Вот у нас в районе тоже любят пыль в глаза пускать. Недавно фундамент заложили, решили баню строить. Самую крупную в Европе. На пять тысяч голов. Ну, я вас спрашиваю, зачем нам баня на пять тысяч голов? Да у нас в районе столько голов нет вместе с крупным рогатым скотом. И не надо нам самую большую. Пусть будет махонькая. Лишь бы там горячая вода была. И не на Первое мая, а каждый день.
Во время смотра в 1805 году граф Аракчеев высказывает неудовлетворение утомленностью лошадей роты Ермолова, на что тот отвечает: «Жаль, Ваше сиятельство, что в артиллерии репутация офицеров зависит от скотов».
Люди не ангелы, сотканные из одного света, но и не скоты, которых следует загонять в стойло.
17 июня. <…> Вдоль Рейна. Вспоминал летнюю поездку. Две еды, частые выпивки кофе и пива, чтобы убить время и тоску, которая тем более душила, что книга попалась подлая La terre Zola. Я решительно ненавижу этого скота, не смотря на весь его талант.
Основная идея современной истории и современного либерализма заключается в том, что общественность должна быть изолирована. Широкая публика видится не более, чем невежественными исключенными людьми, которые вмешиваются, как дезориентированный скот.
Кто трудится только для себя, уподобляется скоту, набивающему брюхо. Достойный трудится для человечества.
Они положили скота во главу угла и по-скотскому творят суд и расправу. Были до тебя и после тебя равные им по жестокости. Но то были только скоты-забавники, а эти целеустремительны в мировом масштабе для конечной из конечных целей. Они экспроприировали всё, что уворовали один у других за века и века, и отдали добычу этому чудовищу, созданному мозгом человека — идее. Сегодня эта идея носит имя «государство», завтра она переменит имя и будет называться иначе, но суть её останется та же: всё пожирать и властвовать.

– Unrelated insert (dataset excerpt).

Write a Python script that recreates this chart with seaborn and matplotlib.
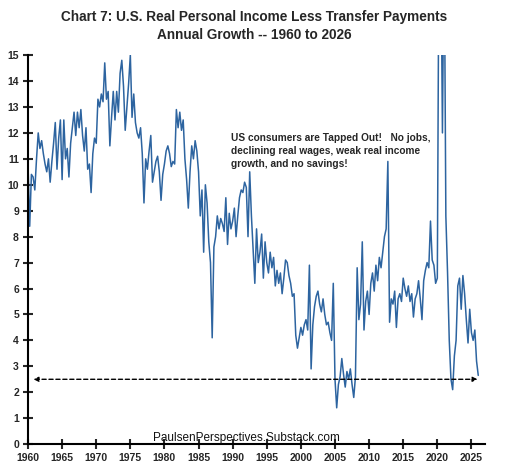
import pandas as pd
import seaborn as sns
import matplotlib.pyplot as plt

# quarterly readings of annual growth (%), starting 1960 Q1
growth = [
    10.8, 8.4, 10.4, 10.3,   # 1960
    9.8, 11.0, 12.0, 11.4,   # 1961
    11.7, 11.2, 10.8, 10.5,  # 1962
    11.0, 10.1, 10.9, 11.6,  # 1963
    12.4, 10.6, 11.8, 12.5,  # 1964
    10.2, 12.5, 11.0, 11.4,  # 1965
    10.3, 11.6, 12.2, 12.8,  # 1966
    11.9, 12.8, 12.2, 12.9,  # 1967
    11.9, 11.3, 12.2, 10.6,  # 1968
    10.8, 9.7, 11.2, 11.8,   # 1969
    11.6, 13.3, 13.0, 13.5,  # 1970
    13.2, 14.7, 13.3, 13.6,  # 1971
    11.5, 12.6, 13.6, 12.5,  # 1972
    13.6, 12.8, 14.3, 14.8,  # 1973
    13.8, 12.1, 13.0, 13.9,  # 1974
    15.0, 12.6, 13.5, 12.4,  # 1975
    12.0, 11.8, 12.2, 11.2,  # 1976
    9.3, 11.0, 10.6, 11.3,   # 1977
    11.9, 10.1, 10.5, 10.9,  # 1978
    11.1, 10.5, 9.4, 10.4,   # 1979
    10.8, 11.3, 11.5, 11.2,  # 1980
    10.7, 10.9, 10.8, 12.9,  # 1981
    12.2, 12.8, 12.1, 12.5,  # 1982
    11.0, 10.2, 9.1, 10.5,   # 1983
    11.5, 11.0, 11.7, 11.3,  # 1984
    10.5, 8.8, 9.8, 7.4,     # 1985
    10.0, 9.3, 7.8, 7.0,     # 1986
    4.1, 7.6, 8.0, 8.8,      # 1987
    8.3, 8.7, 8.5, 8.2,      # 1988
    9.5, 7.7, 8.9, 8.3,      # 1989
    8.6, 9.1, 8.0, 8.8,      # 1990
    9.5, 9.8, 9.7, 10.1,     # 1991
    9.9, 8.0, 10.5, 8.8,     # 1992
    7.5, 6.2, 8.3, 7.0,      # 1993
    7.4, 8.1, 6.4, 7.8,      # 1994
    7.0, 6.6, 7.4, 6.8,      # 1995
    7.2, 6.1, 6.7, 6.2,      # 1996
    6.6, 5.8, 6.4, 7.1,      # 1997
    7.0, 6.5, 6.2, 5.7,      # 1998
    5.8, 4.2, 3.7, 4.1,      # 1999
    4.5, 4.2, 4.6, 4.8,      # 2000
    4.4, 6.9, 2.9, 4.6,      # 2001
    5.3, 5.7, 5.9, 5.4,      # 2002
    5.1, 5.6, 5.0, 4.6,      # 2003
    4.7, 4.3, 4.0, 6.2,      # 2004
    2.5, 1.4, 2.3, 2.6,      # 2005
    3.3, 2.7, 2.2, 2.8,      # 2006
    2.5, 2.9, 2.3, 1.8,      # 2007
    2.6, 6.8, 4.8, 5.4,      # 2008
    7.8, 4.4, 5.5, 5.9,      # 2009
    5.0, 6.2, 6.6, 5.9,      # 2010
    6.9, 6.3, 7.2, 6.8,      # 2011
    7.4, 8.0, 8.3, 10.9,     # 2012
    4.7, 5.6, 5.4, 5.9,      # 2013
    4.5, 5.6, 5.8, 5.5,      # 2014
    6.4, 6.0, 5.7, 6.1,      # 2015
    5.5, 5.8, 4.9, 5.6,      # 2016
    5.8, 6.3, 5.6, 4.8,      # 2017
    6.3, 6.7, 7.0, 6.8,      # 2018
    8.6, 7.1, 6.9, 6.2,      # 2019
    6.4, 20.0, 20.0, 12.0,   # 2020
    20.0, 8.8, 6.6, 4.0,     # 2021
    2.5, 2.1, 3.4, 4.0,      # 2022
    6.1, 6.4, 5.2, 6.5,      # 2023
    5.8, 4.8, 3.9, 5.2,      # 2024
    4.3, 4.0, 4.4, 3.2,      # 2025
    2.65,                    # 2026
]
start_year = 1960
reference_level = 2.5

title = ("Chart 7: U.S. Real Personal Income Less Transfer Payments\n"
         "Annual Growth -- 1960 to 2026")
note = ("US consumers are Tapped Out!   No jobs,\n"
        "declining real wages, weak real income\n"
        "growth, and no savings!")
source = "PaulsenPerspectives.Substack.com"

df = pd.DataFrame({
    "year": [start_year + i / 4 for i in range(len(growth))],
    "growth": growth,
})

sns.set_style("ticks")
plt.rcParams["font.family"] = ["Liberation Sans", "DejaVu Sans"]

fig = plt.figure(figsize=(5.09, 4.75), dpi=100)
ax = fig.add_axes([0.055, 0.065, 0.898, 0.819])

sns.lineplot(data=df, x="year", y="growth", ax=ax, color="#2d64a0", linewidth=1.1)

ax.set_xlim(1960, 2027)
ax.set_ylim(0, 15)
ax.set_xticks(range(1960, 2026, 5))
ax.set_yticks(range(0, 16))
ax.set_xlabel("")
ax.set_ylabel("")
sns.despine(ax=ax)
for side in ["left", "bottom"]:
    ax.spines[side].set_linewidth(1.5)
    ax.spines[side].set_color("black")
ax.tick_params(direction="inout", length=7, width=1.5, labelsize=7.5, pad=3)
for lbl in ax.get_xticklabels() + ax.get_yticklabels():
    lbl.set_fontweight("bold")

ax.annotate("", xy=(2026.3, reference_level), xytext=(1960.4, reference_level),
            arrowprops=dict(arrowstyle="<|-|>", linestyle=(0, (3, 2)), lw=1,
                            color="black", mutation_scale=7))

ax.text(1989.7, 12.0, note, fontsize=7.3, fontweight="bold", va="top",
        ha="left", linespacing=1.35)
ax.text(1992.0, 0.13, source, fontsize=8.5, ha="center", va="baseline",
        color="#111111")

fig.suptitle(title, x=0.5, y=0.978, fontsize=9.8, fontweight="bold",
             linespacing=1.35)

fig.savefig("out.png", dpi=100)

<…> они экспроприировали <…> идеалы человечества, самые его высокие солнечные чаяния, все целиком, до последнего: в том числе и твою любовь. О, они хитры, очень хитры!
Они провозгласили любовь-к-человеку своей неотъемлемой и им единственно принадлежащей моральной собственностью и лозунгом, а всех прочих, не-своих, изобличили как нелюбящих человека и подлежащих уничтожению. И во имя этой своей «идеи любви», а вовсе не живой любви, твоей, они готовы терзать, убивать, уничтожать тысячи и миллионы людей, якобы мешающих им любить человека и основать царство одних только любящих друг друга. Пойми же, что ты сейчас гол, что ты ноль, что ты уже «безыдеен». То «твоё», что составляло некогда тебя, у тебя было взято, по-скотски взято, но всё же взято. Правда, оно взято только как «идея», но объявлено, будто оно взято как «живое.»